***** DATA PROVIDED
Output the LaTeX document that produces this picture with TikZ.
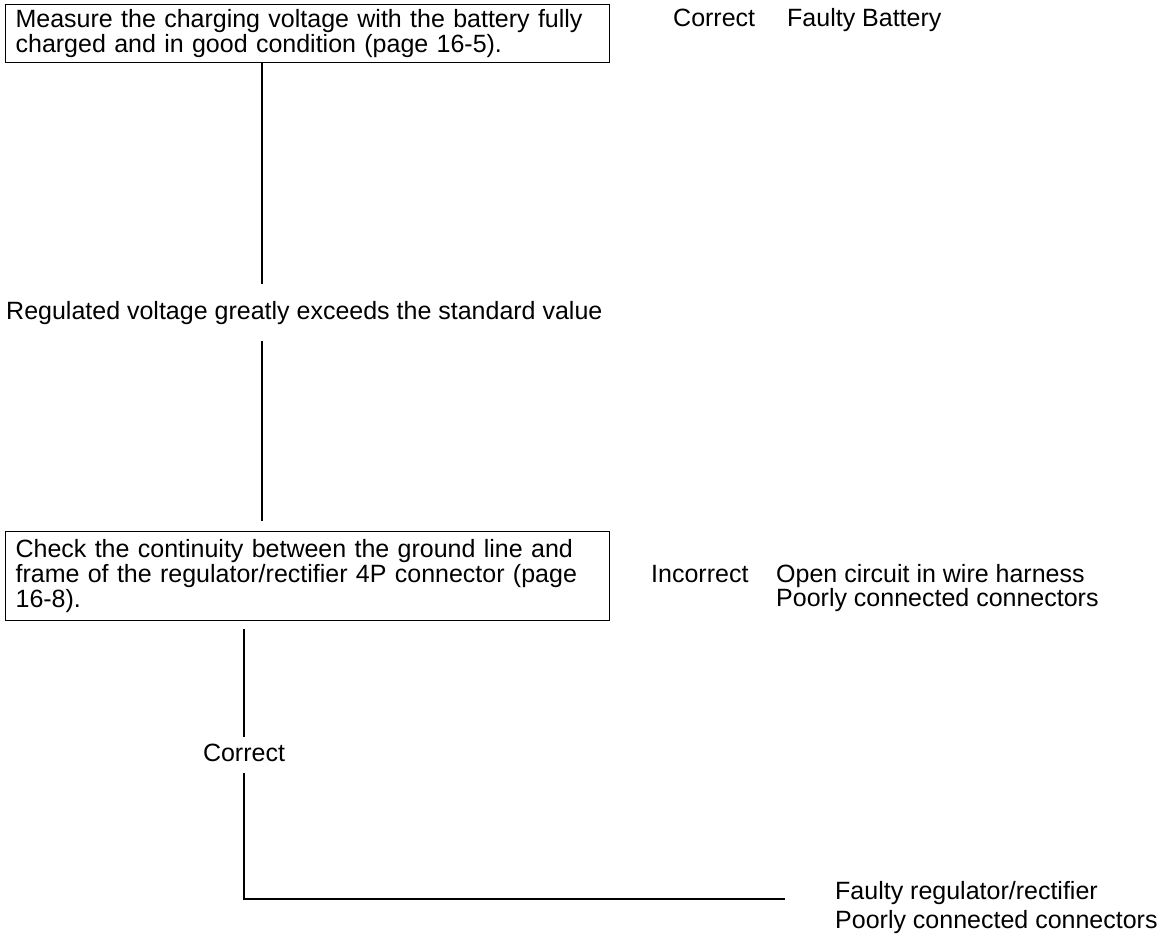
**********
***** DATA PROVIDED
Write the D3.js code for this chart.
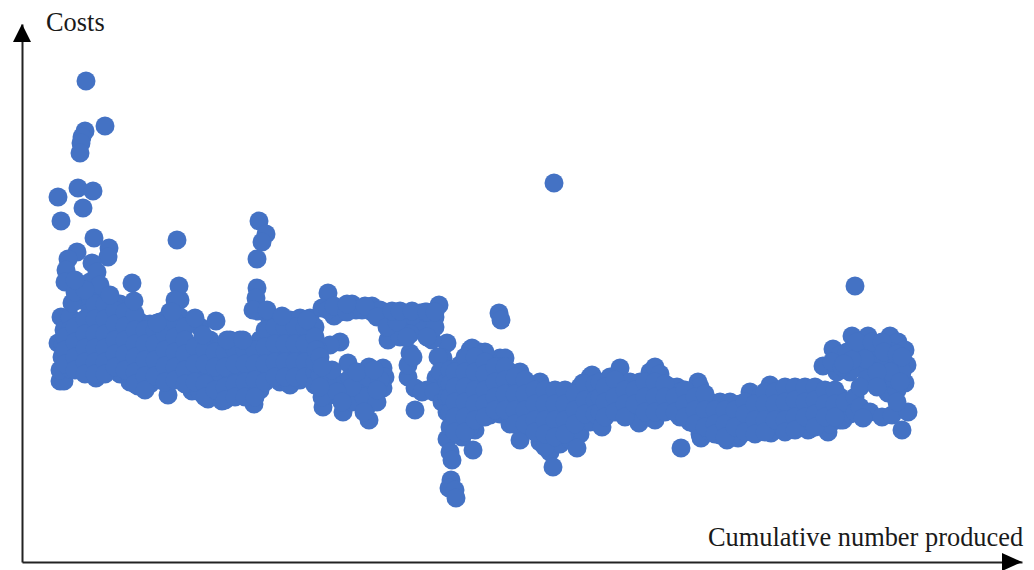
**********
***** DATA PROVIDED
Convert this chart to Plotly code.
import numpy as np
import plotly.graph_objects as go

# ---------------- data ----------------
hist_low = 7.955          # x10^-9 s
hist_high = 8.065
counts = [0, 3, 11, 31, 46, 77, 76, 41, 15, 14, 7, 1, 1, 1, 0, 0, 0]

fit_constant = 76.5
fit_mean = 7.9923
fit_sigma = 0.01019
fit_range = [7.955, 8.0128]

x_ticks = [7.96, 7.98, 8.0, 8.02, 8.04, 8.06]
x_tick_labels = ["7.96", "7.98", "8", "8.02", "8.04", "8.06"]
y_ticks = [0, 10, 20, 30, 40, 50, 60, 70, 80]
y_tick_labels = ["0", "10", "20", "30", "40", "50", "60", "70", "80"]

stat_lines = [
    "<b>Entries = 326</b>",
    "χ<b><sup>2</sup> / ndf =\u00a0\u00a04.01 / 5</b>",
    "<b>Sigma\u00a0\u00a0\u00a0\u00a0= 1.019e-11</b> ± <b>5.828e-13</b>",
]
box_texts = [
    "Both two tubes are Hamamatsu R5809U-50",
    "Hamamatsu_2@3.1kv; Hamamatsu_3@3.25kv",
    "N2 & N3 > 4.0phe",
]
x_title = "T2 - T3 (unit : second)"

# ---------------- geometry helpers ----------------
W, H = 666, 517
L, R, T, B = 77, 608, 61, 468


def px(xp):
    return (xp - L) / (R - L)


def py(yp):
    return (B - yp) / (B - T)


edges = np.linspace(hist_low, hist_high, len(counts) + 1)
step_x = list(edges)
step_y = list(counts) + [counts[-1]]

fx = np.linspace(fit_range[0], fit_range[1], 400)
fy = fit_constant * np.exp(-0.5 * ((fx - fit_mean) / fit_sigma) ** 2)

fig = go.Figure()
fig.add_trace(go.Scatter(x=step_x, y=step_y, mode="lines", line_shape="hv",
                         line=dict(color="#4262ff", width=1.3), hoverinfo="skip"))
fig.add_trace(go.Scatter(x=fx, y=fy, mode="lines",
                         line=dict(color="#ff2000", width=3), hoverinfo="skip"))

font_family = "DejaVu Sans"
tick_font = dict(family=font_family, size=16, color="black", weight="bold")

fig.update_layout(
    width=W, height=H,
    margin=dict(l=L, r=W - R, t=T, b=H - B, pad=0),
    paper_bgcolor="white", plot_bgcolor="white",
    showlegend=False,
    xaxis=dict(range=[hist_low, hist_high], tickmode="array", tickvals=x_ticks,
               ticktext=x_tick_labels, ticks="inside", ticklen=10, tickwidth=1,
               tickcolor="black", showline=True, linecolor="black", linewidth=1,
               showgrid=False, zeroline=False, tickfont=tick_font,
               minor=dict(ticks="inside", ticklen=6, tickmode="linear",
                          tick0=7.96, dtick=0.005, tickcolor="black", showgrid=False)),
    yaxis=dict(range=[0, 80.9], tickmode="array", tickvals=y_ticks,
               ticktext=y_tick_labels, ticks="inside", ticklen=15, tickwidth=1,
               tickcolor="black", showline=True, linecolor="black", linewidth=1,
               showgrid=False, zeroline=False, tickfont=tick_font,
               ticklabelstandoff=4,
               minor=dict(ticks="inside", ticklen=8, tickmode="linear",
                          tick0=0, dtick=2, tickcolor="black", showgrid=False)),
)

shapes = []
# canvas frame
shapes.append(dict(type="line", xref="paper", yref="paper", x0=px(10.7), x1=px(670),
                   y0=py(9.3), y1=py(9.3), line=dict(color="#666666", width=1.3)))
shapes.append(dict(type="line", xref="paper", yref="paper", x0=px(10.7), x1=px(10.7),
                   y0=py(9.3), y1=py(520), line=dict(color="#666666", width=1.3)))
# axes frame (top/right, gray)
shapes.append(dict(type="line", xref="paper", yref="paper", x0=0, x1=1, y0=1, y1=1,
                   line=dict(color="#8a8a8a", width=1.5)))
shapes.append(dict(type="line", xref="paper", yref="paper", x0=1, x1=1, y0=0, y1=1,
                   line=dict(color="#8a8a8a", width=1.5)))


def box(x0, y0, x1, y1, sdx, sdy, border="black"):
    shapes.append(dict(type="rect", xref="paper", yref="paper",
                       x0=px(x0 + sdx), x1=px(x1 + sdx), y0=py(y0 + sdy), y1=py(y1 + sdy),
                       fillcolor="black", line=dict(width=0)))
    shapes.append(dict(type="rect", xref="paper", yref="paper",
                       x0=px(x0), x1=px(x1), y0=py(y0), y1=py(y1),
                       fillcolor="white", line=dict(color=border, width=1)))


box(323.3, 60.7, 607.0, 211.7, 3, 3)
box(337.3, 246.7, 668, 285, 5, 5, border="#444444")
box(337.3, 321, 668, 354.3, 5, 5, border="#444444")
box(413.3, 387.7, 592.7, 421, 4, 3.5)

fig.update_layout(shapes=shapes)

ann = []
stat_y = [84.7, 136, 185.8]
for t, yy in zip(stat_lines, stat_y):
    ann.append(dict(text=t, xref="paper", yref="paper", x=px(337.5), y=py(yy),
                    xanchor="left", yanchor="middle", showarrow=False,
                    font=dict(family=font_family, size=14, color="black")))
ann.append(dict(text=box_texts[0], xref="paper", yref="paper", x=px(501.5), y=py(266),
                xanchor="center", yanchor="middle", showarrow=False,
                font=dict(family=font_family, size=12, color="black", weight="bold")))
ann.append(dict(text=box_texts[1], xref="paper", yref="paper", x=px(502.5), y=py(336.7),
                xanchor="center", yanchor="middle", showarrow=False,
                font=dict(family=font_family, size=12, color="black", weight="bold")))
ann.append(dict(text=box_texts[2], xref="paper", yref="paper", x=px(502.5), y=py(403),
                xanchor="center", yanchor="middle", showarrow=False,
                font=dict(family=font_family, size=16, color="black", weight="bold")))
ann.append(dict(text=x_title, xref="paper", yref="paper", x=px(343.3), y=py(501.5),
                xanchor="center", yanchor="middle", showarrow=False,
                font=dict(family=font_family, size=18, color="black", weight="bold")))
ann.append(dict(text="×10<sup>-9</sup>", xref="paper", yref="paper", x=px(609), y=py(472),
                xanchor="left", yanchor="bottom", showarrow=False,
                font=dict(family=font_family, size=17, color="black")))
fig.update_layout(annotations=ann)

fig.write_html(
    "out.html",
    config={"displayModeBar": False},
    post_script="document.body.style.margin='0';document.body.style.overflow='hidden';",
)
**********
PROBLEM: Repeat, word for word, only the lines from the line holding "Convert this chart to Plotly code." through the line holding "fit_range = [7.955, 8.0128]", with both of those lines included.

ANSWER BELOW:
Convert this chart to Plotly code.
import numpy as np
import plotly.graph_objects as go

# ---------------- data ----------------
hist_low = 7.955          # x10^-9 s
hist_high = 8.065
counts = [0, 3, 11, 31, 46, 77, 76, 41, 15, 14, 7, 1, 1, 1, 0, 0, 0]

fit_constant = 76.5
fit_mean = 7.9923
fit_sigma = 0.01019
fit_range = [7.955, 8.0128]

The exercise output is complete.